Riley County commissioners were updated Thursday with the latest revenue numbers from the Register of Deeds office and the news wasn’t bright.

“Good morning commissioners,” Riley County Register of Deeds Debbie Regester opened, “Don’t have very good news. Our revenue is down, two-fold.”

Regester said the numbers are the result of a combination of the continuing phase-out of the mortgage registration fee and decreasing mortgages.

“We’re losing money on that, as well as recordings and mortgages are down,” she added.

Riley County Commissioners Ron Wells, left, Robert Boyd and Ben Wilson.
Riley County Commissioners Ron Wells, left, Robert Boyd and Ben Wilson.

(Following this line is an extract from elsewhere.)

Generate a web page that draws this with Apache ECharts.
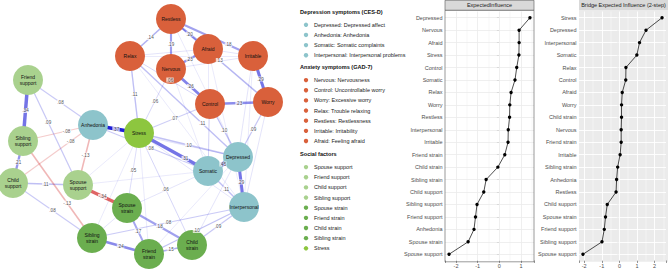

The state began the five-year phase-out of the mortgage registration fee after Gov. Sam Brownback signed the legislation in 2014 — much to the disappointment of the Riley County Commission and others across Kansas. The repeal of the fee was lobbied heavily by the Kansas Bankers Association and the Kansas Association of Realtors. Previously the fee, which was pennies on the dollar over the life of the mortgage, generated $1 million in annual revenue for Riley County.

This year, the county is expecting half that.

At this time in 2015 the county had $328,792 from the fee. This year it has just generated $178,169.

Proponents of the fee’s repeal — they referred to it as a tax — said increases in recording fees would make up for the lost revenue from the fee. While the deed’s office shows a slight increase in those recording fees compared to last year — up $88,640 from $61,315 — projections still show the county taking in $550,000 this year from the decreased registration fee and $100,000 from recording fees.

That’s still well short of the $1 million the county used to expect since the registration fee was first implemented in Kansas in the 1920s.